Olan Mill – Hiraeth (2013)

A few quick words on the new Olan Mill album, which may be appearing later tonight on Music Review Database as part of a collaboration.

olanmill-hiraeth-cd

There are words in the world’s various languages that have no English analogue, no direct translation. Many of them, perhaps unsurprisingly, refer to specific sensations or emotional states. In Welsh, “hiraeth” loosely refers to the sensation of loss, the pain of absence following the loss of something or someone that you know is permanent. It’s a feeling many of us know well, a feeling we often wish we didnt, and something I too have been battling with recently.

We start with the soft ebbs of organ drone ala Stars of the Lid, perhaps the undisputed masters of the comfortable discomfort, with “Neutrino”. They’re assisted by heart-wrenchingly minimal scales of sedentary piano and accompanied by melancholic violin strings and soaring vocals. It’s an ethereal mist, ever present and lightly warming but never able to fully interact with our reality, our realm, much like the neutrality of the particle of its namesake.
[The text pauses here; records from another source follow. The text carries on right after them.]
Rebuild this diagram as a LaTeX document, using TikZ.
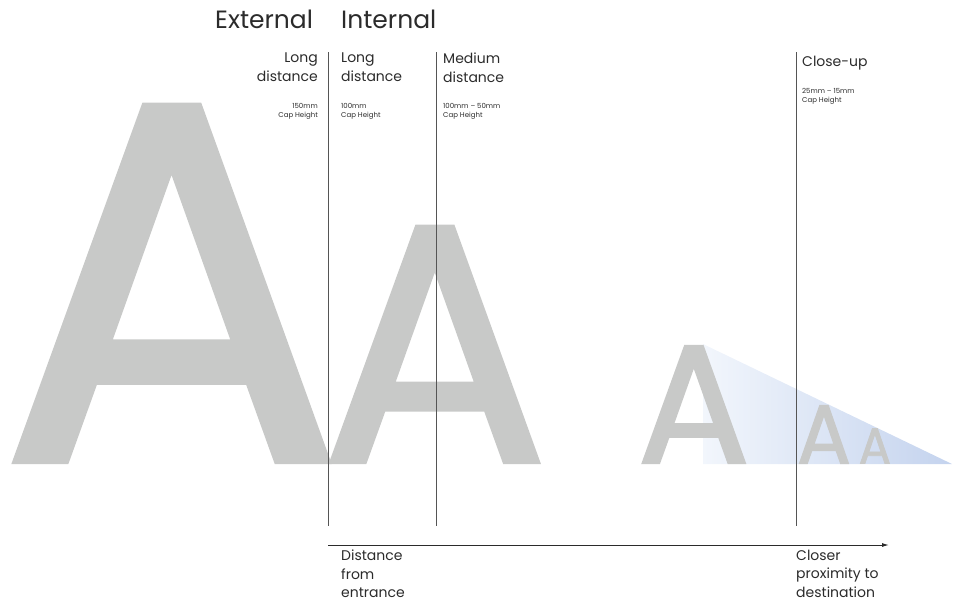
\documentclass[tikz,border=0pt]{standalone}
\usepackage{fontspec}
\setmainfont{Poppins}
\newfontfamily\specfont[FakeBold=1.5]{Poppins}
\usetikzlibrary{arrows.meta}
\definecolor{glyph}{HTML}{C8C9C8}
\definecolor{rulec}{HTML}{555555}
\definecolor{ink}{HTML}{2B2B2B}
\definecolor{triL}{HTML}{F2F6FC}
\definecolor{triR}{HTML}{C4D3EE}
\newcommand{\specA}[2]{\resizebox{#1pt}{#2pt}{\specfont A}}
\begin{document}
\begin{tikzpicture}[x=1pt,y=-1pt,
  glyphA/.style={inner sep=0pt, outer sep=0pt, text=glyph, anchor=south west},
  head/.style={inner sep=0pt, text=ink, font=\fontsize{25}{29}\selectfont, anchor=base west},
  lbl/.style={inner sep=0pt, text=ink, font=\fontsize{14}{18.3}\selectfont},
  small/.style={inner sep=0pt, text=ink, font=\fontsize{7}{9}\selectfont},
  divider/.style={draw=rulec, line width=0.9pt},
  axis/.style={draw=ink, line width=1pt, -{Latex[length=7pt,width=4pt]}}
]
\useasboundingbox (0,0) rectangle (960,606);
% gradient wedge
\shade[left color=triL, right color=triR] (703,344) -- (703,464) -- (952,464) -- cycle;
% glyph specimens
\node[glyphA] (a1) at (0,460.2) {\specA{342}{352.5}};
\node[glyphA] (a2) at (321,461.5) {\specA{227.3}{234}};
\node[glyphA] (a3) at (637.5,462.75) {\specA{112.5}{116.5}};
\node[glyphA] (a4) at (796.9,463.4) {\specA{54.1}{57.8}};
\node[glyphA] (a5) at (858.7,463.6) {\specA{32.4}{35.2}};
% dividers
\coordinate (d1t) at (328,52); \coordinate (d1b) at (328,526);
\coordinate (d2t) at (436,52); \coordinate (d2b) at (436,526);
\coordinate (d3t) at (796,52); \coordinate (d3b) at (796,526);
\draw[divider] (d1t) -- (d1b);
\draw[divider] (d2t) -- (d2b);
\draw[divider] (d3t) -- (d3b);
% headings
\node[head] (ext) at (215,28) {External};
\node[head] (int) at (341,28) {Internal};
% zone labels
\node[lbl, anchor=north east, align=right] (z1) at (318,53) {Long\\distance};
\node[lbl, anchor=north west, align=left] (z2) at (341,53) {Long\\distance};
\node[lbl, anchor=north west, align=left] (z3) at (443,53) {Medium\\distance};
\node[lbl, anchor=north west, align=left] (z4) at (802,56) {Close-up};
% cap heights
\node[small, anchor=north east, align=right] (c1) at (318,103) {150mm\\Cap Height};
\node[small, anchor=north west, align=left] (c2) at (341,103) {100mm\\Cap Height};
\node[small, anchor=north west, align=left] (c3) at (443,103) {100mm – 50mm\\Cap Height};
\node[small, anchor=north west, align=left] (c4) at (802,88) {25mm – 15mm\\Cap Height};
% axis
\coordinate (ax0) at (328,545); \coordinate (ax1) at (889,545);
\draw[axis] (ax0) -- (ax1);
\node[lbl, anchor=north west, align=left] (b1) at (341,550) {Distance\\from\\entrance};
\node[lbl, anchor=north west, align=left] (b2) at (796,550) {Closer\\proximity to\\destination};
\end{tikzpicture}
\end{document}
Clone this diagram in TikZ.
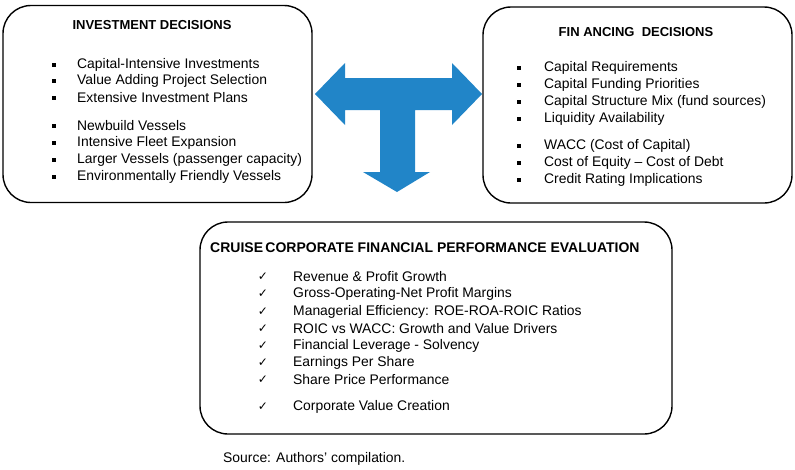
\documentclass[tikz,border=0pt]{standalone}
\usepackage{fontspec}
\setmainfont{Liberation Sans}
\newfontfamily\symfont{DejaVu Sans}
\definecolor{arrowblue}{RGB}{33,133,200}

\begin{document}
\begin{tikzpicture}[x=1pt,y=-1pt,
		box/.style={draw,line width=1.4pt,rounded corners=28pt,inner sep=0pt},
		title/.style={font=\fontsize{13}{15}\selectfont\bfseries},
		item/.style={anchor=west,inner sep=0pt,font=\fontsize{13.9}{16}\selectfont},
		sqbullet/.style={fill,rectangle,inner sep=0pt,minimum size=4.5pt},
		tick/.style={inner sep=0pt,font=\symfont\fontsize{12}{14}\selectfont}]
	\useasboundingbox (0,0) rectangle (795,469);
	\fill[white] (0,0) rectangle (795,469);

	% the three boxes
	\node[box,minimum width=309pt,minimum height=197pt] (inv) at (157.5,104) {};
	\node[box,minimum width=309pt,minimum height=196pt] (fin) at (637.5,105) {};
	\node[box,minimum width=472pt,minimum height=212pt] (perf) at (436,328) {};

	% T-shaped arrow between them
	\fill[arrowblue] (315,94) -- (345,63) -- (345,78) -- (452,78) -- (452,63) -- (482,94)
		-- (452,125) -- (452,110) -- (415,110) -- (415,172) -- (430,172) -- (397,192)
		-- (363,172) -- (380,172) -- (380,110) -- (345,110) -- (345,125) -- cycle;

	% investment decisions
	\node[title] (invtitle) at (152,25) {INVESTMENT DECISIONS};
	\foreach \y/\t [count=\i] in {65/Capital-Intensive Investments,81/Value Adding Project Selection,
			98/Extensive Investment Plans,126/Newbuild Vessels,143/Intensive Fleet Expansion,
			160/Larger Vessels (passenger capacity),177/Environmentally Friendly Vessels} {
		\node[sqbullet] (invb-\i) at (54,\y) {};
		\node[item] (inv-\i) at (77,\y) {\t};
	}

	% financing decisions
	\node[title] (fintitle) at (636,32) {FIN ANCING\ \ DECISIONS};
	\foreach \y/\t [count=\i] in {68/Capital Requirements,85/Capital Funding Priorities,
			102/Capital Structure Mix (fund sources),119/Liquidity Availability,
			146/WACC (Cost of Capital),163/Cost of Equity – Cost of Debt,180/Credit Rating Implications} {
		\node[sqbullet] (finb-\i) at (519,\y) {};
		\node[item] (fin-\i) at (544,\y) {\t};
	}

	% performance evaluation
	\node[title,anchor=west,inner sep=0pt,font=\fontsize{14}{16}\selectfont\bfseries] (perftitle) at (210,248) {CRUISE\,CORPORATE FINANCIAL PERFORMANCE EVALUATION};
	\foreach \y/\t [count=\i] in {277/Revenue \& Profit Growth,294/Gross-Operating-Net Profit Margins,
			312/Managerial Efficiency: ROE-ROA-ROIC Ratios,329/ROIC vs WACC: Growth and Value Drivers,
			346/Financial Leverage - Solvency,363/Earnings Per Share,380/Share Price Performance,
			407/Corporate Value Creation} {
		\node[tick] (perfc-\i) at (263,\y) {✓};
		\node[item] (perf-\i) at (293,\y) {\t};
	}

	\node[item] (source) at (223,459) {Source: Authors’ compilation.};
\end{tikzpicture}
\end{document}
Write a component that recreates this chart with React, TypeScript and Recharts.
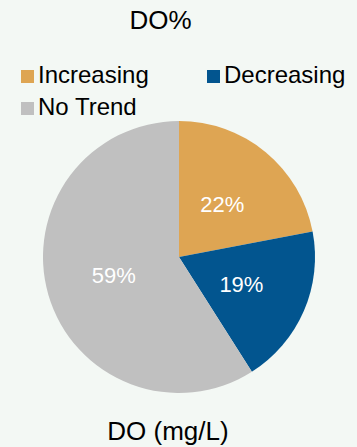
import React from "react";
import { Pie, PieChart } from "recharts";

const categories = ["Increasing", "Decreasing", "No Trend"];
const shares = [22, 19, 59];
const colors = ["#dea553", "#02558f", "#c0c0c0"];

const data = categories.map((name, i) => ({
  name,
  value: shares[i],
  fill: colors[i],
}));

const FONT = "'Liberation Sans', Arial, sans-serif";
const RAD = Math.PI / 180;

const renderLabel = (props: any) => {
  const { cx, cy, midAngle, outerRadius, percent } = props;
  const r = outerRadius * 0.5;
  const x = cx + r * Math.cos(-midAngle * RAD);
  const y = cy + r * Math.sin(-midAngle * RAD);
  return (
    <text
      x={x}
      y={y}
      fill="#fff"
      textAnchor="middle"
      dominantBaseline="central"
      fontSize={22}
      fontFamily={FONT}
    >
      {`${Math.round(percent * 100)}%`}
    </text>
  );
};

const LegendBox = () => (
  <div
    style={{
      position: "absolute",
      top: 59,
      left: 21,
      width: 372,
      display: "flex",
      flexWrap: "wrap",
    }}
  >
    {data.map((d) => (
      <div
        key={d.name}
        style={{
          width: 186,
          height: 32,
          lineHeight: "32px",
          display: "flex",
          alignItems: "flex-start",
        }}
      >
        <span
          style={{
            display: "inline-block",
            width: 13,
            height: 13,
            marginTop: 11,
            background: d.fill,
            marginRight: 4,
            flexShrink: 0,
          }}
        />
        <span
          style={{
            fontSize: 24,
            fontFamily: FONT,
            color: "#000",
            whiteSpace: "nowrap",
          }}
        >
          {d.name}
        </span>
      </div>
    ))}
  </div>
);

const App = () => {
  return (
    <div
      style={{
        position: "absolute",
        left: 0,
        top: 0,
        width: 357,
        height: 447,
        background: "#f3f8f4",
        overflow: "hidden",
      }}
    >
      <PieChart
        width={357}
        height={447}
        margin={{ top: 0, right: 0, bottom: 0, left: 0 }}
      >
        <Pie
          data={data}
          dataKey="value"
          nameKey="name"
          cx={179}
          cy={257}
          outerRadius={136}
          startAngle={90}
          endAngle={-270}
          stroke="none"
          label={renderLabel}
          labelLine={false}
          isAnimationActive={false}
        />
      </PieChart>
      <div
        style={{
          position: "absolute",
          top: 7,
          left: 0,
          width: 321,
          textAlign: "center",
          fontSize: 26,
          lineHeight: "26px",
          fontFamily: FONT,
          color: "#000",
        }}
      >
        DO%
      </div>
      <LegendBox />
      <div
        style={{
          position: "absolute",
          top: 418,
          left: 0,
          width: 336,
          textAlign: "center",
          fontSize: 26,
          lineHeight: "26px",
          fontFamily: FONT,
          color: "#000",
        }}
      >
        DO (mg/L)
      </div>
    </div>
  );
};

export default App;
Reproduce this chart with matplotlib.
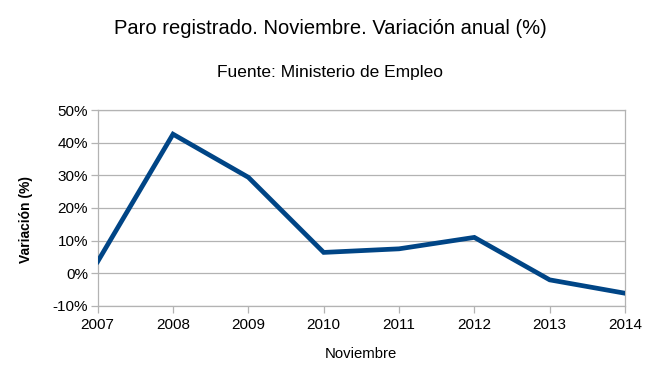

“Echo of Tomorrow” turns the tide on the depressing waves of prior drone by instead replacing them with swathes of vaguely hopeful and uplifting alternatives. Billows of voices hover distantly, serenaded by light plinks of piano, eventually becoming increasingly clearer as we remove the background noise and focus down. Extraneous details fall away as life’s little worries and niggles seem to just fall away and pale in comparison to what’s at hand.

As we move towards the mid-album, the glacial “Cultivator” crushes the pace somewhat as it builds desperately sparse melodies from the same fabric as the previous two pieces. Violins chart this slow journey through its most tumultuous phases; periods of dark unknowing and tunnel blindness and anxiety. But these uneasy beginnings shepherd in a new life phase filled with beautifully calm melodies of assured safety in the second half, the development of a new relationship distinct from the old.

Lengthy tracks abound in the following 14 minute “Nature For Equal Rights”, a piece I scarcely know where to begin talking about. Over its extensive time span Olan Mill carves a careful narrative that is, in my currently sleep deprived state, indescribable. Arpeggiated pianos open the story but are quickly accompanied and in many ways overshadowed by the beautiful sequences of piercing, thrumming violin strings that cut right through the heart of the piece. Initially dark and foreboding they slipstream effortlessly into warm bathes of soft light drones to counterbalance the previously harsh and depressing sequences and clear the air.

Eventually we get round to closer “Soft Furnishings”, and once again it lives up to its namesake. Vocal coos not too dissimilar from those of Julianna Barwick’s most recent album form the base of this track; haunting, ethereal tones propped on gauzy drones make a pleasing finalĂ© that has finally come to terms with its loss and is at peace at last. Our feeling of hiraeth has passed for now, until the next time we need to repeat this cycle of emotional duress.

It’s hard to sound gushing and enthusiastic in my current condition, I’ve been physically and mentally drained over the last week due to a field trip, but in some ways “Hiraeth” isn’t an album to gush over, not something that immediately jumps to mind as the epitome of wistful ambient. It is beautiful, for sure, but there’s something rather painfully conventional, even boring, about it. Such, I suppose, is the nature of the emotions at play here. There’s a sad reality here that no matter how much pretending you put in, you’ll never truly hide how you really feel.